-- BEGIN INPUT MATERIAL --

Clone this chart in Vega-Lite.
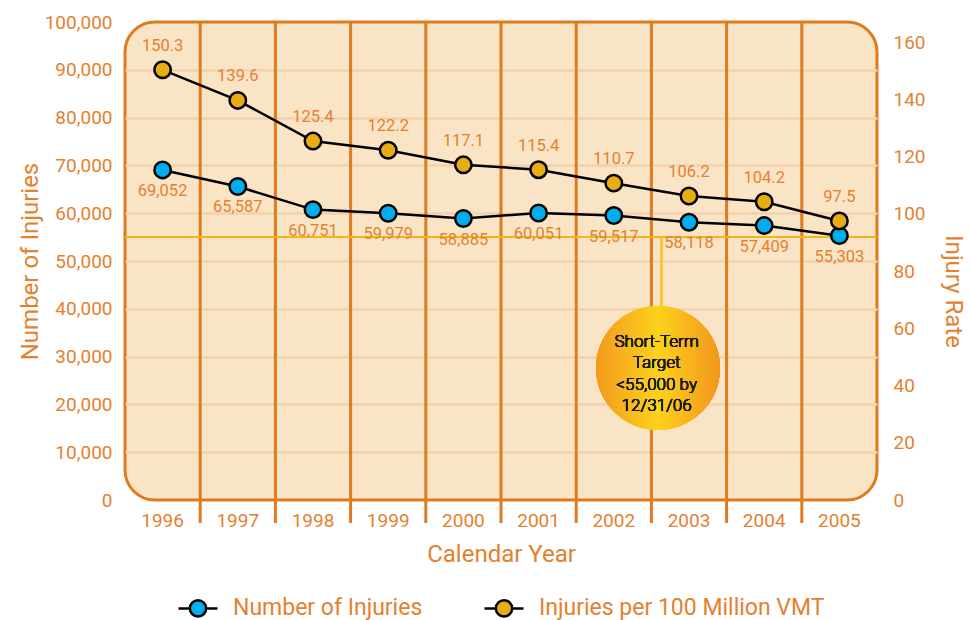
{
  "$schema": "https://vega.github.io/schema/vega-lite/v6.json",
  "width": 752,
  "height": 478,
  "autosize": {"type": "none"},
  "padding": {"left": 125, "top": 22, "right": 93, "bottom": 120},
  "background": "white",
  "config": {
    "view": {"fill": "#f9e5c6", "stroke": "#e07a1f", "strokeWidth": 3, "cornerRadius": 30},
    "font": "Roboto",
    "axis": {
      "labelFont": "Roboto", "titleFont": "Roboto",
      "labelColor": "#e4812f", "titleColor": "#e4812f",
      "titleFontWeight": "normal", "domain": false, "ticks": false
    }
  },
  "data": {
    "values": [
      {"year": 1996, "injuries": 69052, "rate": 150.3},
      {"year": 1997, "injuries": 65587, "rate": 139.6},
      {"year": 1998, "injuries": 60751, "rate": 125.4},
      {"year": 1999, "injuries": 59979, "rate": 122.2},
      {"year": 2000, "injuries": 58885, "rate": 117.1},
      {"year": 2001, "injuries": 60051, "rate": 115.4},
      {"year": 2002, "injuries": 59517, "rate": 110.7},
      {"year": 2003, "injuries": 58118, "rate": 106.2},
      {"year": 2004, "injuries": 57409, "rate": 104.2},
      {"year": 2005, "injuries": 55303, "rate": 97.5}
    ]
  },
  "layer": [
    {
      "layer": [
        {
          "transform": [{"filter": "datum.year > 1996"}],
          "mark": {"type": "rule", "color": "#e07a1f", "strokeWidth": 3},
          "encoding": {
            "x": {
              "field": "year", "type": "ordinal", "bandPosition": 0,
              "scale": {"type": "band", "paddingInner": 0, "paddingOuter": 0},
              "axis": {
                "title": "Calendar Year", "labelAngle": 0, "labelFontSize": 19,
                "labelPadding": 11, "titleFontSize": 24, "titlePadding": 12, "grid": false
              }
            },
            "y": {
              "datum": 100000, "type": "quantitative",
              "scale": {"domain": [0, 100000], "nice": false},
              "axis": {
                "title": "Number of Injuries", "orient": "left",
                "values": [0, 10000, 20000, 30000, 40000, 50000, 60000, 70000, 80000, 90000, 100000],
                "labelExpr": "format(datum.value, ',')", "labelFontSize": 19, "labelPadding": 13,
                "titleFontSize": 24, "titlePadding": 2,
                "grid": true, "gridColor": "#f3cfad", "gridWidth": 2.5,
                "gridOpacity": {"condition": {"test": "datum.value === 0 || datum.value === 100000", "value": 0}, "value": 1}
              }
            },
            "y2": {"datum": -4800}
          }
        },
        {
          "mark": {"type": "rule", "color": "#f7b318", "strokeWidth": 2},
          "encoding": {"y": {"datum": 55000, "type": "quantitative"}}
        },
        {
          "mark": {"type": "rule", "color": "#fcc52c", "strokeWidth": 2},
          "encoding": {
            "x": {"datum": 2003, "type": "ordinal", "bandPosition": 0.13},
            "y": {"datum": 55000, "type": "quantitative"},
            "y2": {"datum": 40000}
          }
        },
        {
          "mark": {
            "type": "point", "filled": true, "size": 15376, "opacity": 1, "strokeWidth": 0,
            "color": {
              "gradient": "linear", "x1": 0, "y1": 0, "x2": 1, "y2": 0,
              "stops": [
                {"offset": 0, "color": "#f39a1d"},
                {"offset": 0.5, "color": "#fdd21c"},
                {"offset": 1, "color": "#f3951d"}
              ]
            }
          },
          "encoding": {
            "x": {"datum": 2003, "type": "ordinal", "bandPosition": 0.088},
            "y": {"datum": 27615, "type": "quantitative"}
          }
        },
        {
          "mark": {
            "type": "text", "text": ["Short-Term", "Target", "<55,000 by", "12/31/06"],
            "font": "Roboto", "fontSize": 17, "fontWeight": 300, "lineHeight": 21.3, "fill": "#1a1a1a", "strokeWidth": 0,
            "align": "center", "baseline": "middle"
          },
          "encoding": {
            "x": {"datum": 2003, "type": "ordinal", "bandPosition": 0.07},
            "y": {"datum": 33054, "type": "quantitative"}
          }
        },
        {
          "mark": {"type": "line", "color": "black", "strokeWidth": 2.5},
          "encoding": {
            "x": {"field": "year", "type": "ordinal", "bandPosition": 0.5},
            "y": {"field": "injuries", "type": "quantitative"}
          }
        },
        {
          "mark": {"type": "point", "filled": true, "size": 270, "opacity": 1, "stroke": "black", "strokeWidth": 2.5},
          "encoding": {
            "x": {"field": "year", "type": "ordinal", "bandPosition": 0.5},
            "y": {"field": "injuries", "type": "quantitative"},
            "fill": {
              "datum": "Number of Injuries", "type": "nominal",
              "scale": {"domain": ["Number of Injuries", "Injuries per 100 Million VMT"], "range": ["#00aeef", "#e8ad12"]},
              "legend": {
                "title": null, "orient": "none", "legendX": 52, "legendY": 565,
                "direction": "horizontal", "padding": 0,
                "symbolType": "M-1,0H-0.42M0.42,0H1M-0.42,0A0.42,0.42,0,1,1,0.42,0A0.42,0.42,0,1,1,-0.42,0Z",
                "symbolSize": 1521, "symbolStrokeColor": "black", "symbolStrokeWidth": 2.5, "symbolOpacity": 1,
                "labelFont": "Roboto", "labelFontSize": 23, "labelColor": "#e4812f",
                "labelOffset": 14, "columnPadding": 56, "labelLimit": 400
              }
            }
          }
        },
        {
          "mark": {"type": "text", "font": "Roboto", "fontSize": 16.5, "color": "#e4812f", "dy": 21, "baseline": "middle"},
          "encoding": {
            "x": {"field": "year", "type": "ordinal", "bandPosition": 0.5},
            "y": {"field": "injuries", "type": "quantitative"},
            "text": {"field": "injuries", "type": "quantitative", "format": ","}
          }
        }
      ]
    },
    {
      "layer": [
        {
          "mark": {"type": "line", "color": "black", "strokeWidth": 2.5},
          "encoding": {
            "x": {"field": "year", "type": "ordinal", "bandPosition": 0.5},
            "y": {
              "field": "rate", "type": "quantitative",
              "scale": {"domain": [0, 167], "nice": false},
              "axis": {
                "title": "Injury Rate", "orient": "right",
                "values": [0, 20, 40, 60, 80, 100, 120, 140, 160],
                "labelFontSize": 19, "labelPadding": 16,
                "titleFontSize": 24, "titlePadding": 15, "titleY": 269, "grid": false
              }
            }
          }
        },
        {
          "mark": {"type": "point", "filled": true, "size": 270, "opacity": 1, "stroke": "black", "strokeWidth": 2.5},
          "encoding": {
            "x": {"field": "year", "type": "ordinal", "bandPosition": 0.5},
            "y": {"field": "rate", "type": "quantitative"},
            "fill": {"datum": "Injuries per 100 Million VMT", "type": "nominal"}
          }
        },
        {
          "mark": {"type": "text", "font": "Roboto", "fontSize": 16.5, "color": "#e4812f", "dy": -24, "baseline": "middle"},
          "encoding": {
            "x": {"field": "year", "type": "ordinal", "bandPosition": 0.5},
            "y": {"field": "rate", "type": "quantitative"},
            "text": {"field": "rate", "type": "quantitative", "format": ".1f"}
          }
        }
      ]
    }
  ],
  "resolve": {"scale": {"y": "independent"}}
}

-- END INPUT MATERIAL --
-- BEGIN INPUT MATERIAL --

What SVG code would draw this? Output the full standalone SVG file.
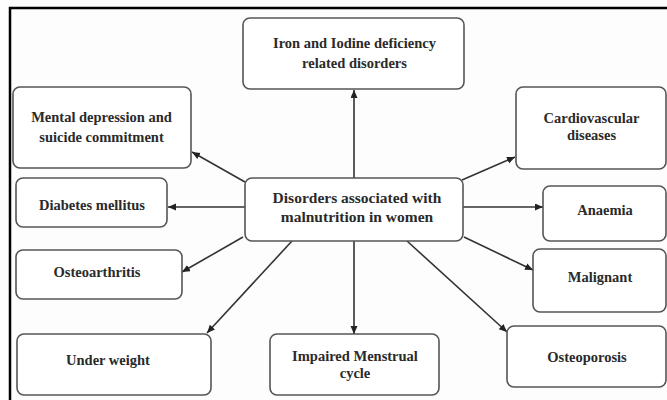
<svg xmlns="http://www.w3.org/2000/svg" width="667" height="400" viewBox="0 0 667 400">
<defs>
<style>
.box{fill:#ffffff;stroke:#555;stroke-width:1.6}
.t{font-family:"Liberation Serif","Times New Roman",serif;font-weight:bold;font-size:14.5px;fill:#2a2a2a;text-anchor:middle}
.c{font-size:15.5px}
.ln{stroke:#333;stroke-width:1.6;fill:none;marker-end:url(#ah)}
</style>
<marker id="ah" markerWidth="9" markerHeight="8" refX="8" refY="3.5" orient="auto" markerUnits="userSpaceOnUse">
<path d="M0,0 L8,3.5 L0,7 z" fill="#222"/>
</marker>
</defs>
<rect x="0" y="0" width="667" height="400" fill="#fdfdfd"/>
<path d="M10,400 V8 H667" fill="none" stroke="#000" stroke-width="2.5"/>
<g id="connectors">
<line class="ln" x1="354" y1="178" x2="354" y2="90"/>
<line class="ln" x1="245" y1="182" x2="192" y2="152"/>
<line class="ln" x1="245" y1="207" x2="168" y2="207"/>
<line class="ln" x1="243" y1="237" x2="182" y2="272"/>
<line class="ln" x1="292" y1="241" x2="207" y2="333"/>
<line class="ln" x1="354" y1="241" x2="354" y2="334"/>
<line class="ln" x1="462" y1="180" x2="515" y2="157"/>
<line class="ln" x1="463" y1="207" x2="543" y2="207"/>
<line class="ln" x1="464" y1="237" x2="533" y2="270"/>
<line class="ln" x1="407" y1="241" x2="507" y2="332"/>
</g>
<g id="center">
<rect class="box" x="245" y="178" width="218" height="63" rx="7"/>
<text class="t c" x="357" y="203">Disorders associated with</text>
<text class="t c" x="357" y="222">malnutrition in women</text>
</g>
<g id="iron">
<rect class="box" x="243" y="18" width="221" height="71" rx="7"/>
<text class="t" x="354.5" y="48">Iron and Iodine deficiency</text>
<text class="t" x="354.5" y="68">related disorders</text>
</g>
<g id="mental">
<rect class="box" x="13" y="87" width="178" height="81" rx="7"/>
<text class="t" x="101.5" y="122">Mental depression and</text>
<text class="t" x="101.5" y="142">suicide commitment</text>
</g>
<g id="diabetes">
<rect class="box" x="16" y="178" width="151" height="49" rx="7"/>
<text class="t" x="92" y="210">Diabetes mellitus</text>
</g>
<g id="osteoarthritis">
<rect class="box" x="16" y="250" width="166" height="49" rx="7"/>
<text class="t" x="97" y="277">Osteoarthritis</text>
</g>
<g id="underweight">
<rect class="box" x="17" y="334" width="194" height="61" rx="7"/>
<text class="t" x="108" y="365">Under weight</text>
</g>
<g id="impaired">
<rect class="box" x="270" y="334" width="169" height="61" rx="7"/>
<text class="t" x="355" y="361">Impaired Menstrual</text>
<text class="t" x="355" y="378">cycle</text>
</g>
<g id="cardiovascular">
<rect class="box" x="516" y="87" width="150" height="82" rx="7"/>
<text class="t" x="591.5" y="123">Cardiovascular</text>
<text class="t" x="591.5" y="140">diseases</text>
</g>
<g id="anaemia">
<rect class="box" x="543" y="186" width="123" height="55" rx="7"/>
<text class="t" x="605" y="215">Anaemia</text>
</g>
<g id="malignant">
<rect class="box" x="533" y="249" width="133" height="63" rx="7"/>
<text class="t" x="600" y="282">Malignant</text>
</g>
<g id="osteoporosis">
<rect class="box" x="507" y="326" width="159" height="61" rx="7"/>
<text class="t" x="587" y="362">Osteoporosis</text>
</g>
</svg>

-- END INPUT MATERIAL --

**DIRECTIVE**. Report each line in the preceding entries that holds the string "this".

**WRITTEN REPLY**.
Clone this chart in Vega-Lite.
What SVG code would draw this? Output the full standalone SVG file.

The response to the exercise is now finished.